Raytheon CEO Greg Hayes recently underscored this point in an interview with the Harvard Business Review. While discussing how he should respond to criticism of his company benefiting from a rise in sales right now, he said:
“Look, we don’t apologize for making these systems, making these weapons. The fact is, they are incredibly effective in deterring and dealing with the threat that the Ukrainians are seeing today… I think again recognizing that we are there to defend democracy and the fact is eventually we will see some benefit in the business over time.”
Indeed, Raytheon will “see some benefit” from the war “over time.” The company produces the Stinger anti-aircraft missile and co-produces (with Lockheed Martin) the Javelin anti-tank missile, both of which Washington has provided to Ukraine by the thousands. Now, the companies will be handsomely reimbursed as the Pentagon moves to replenish its stockpiles of those systems. Those sales, in turn, will bolster Hayes’s annual $23 million compensation package, which grew by 11% in 2021. It will undoubtedly only rise more as the company is showered with new contracts tied to Ukraine and other global conflicts.
Raytheon is, of course, anything but the only major arms manufacturer reaping financial and reputational benefits from the war in Ukraine. Earlier this month, President Biden singled out Lockheed Martin for special praise when he toured the Alabama facility where it produces those Javelin missiles. It was part of his effort to promote tens of billions of dollars in new aid for Ukraine and transform himself into a war president.

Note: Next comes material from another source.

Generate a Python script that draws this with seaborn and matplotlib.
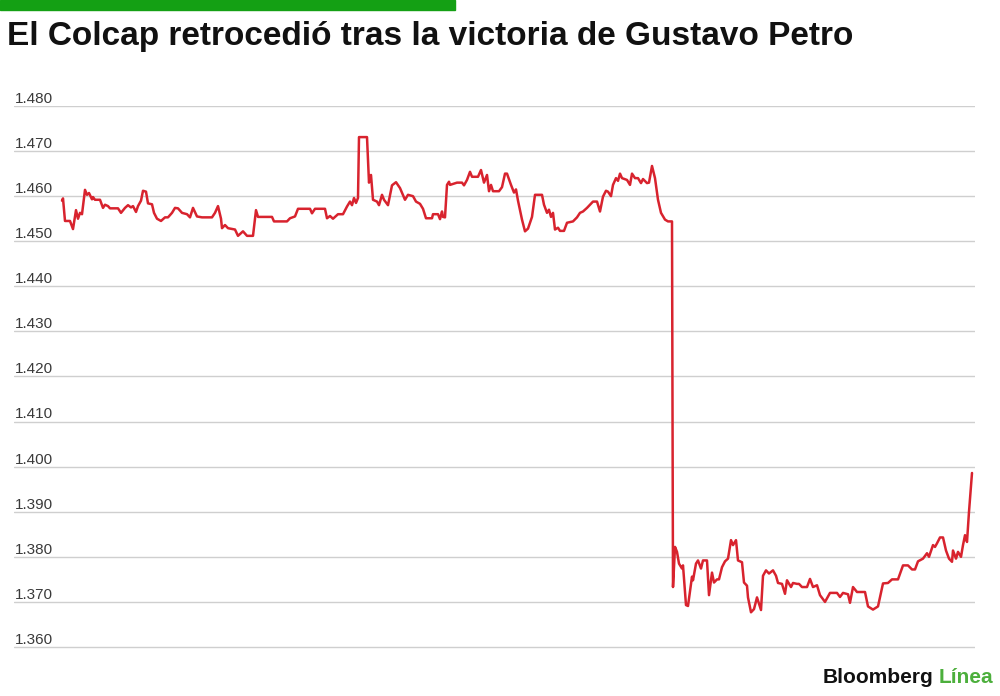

These days, even arms industry CEOs are having their moment in the sun as media stars. On Mother’s Day, for instance, Lockheed Martin CEO James Taiclet was featured on CBS’s Face the Nation. Because of the softball questions served up by interviewer Margaret Brennan, media critic Dan Froomkin at Responsible Statecraft described the segment all too accurately as an “infomercial.” Taiclet used the opportunity to tout the rise of global tensions as a remarkable long-term business opportunity for his company:
“Well, we’re planning for the long run and not just in the Javelin, because this situation, the Ukraine conflict, has highlighted a couple of really important things for us. One is that we need to have superior systems in large enough numbers… We know that there’s going to be increased demand for those kinds of equipment, too, because the threat between Russia and China is just going to increase even after the Ukraine war [that] we hope is over soon. Those two nations and, regionally, Iran and North Korea are not going to get less active. Probably they’re going to get more active. So we want to make sure we can supply our allies and our country what they need to defend against that.”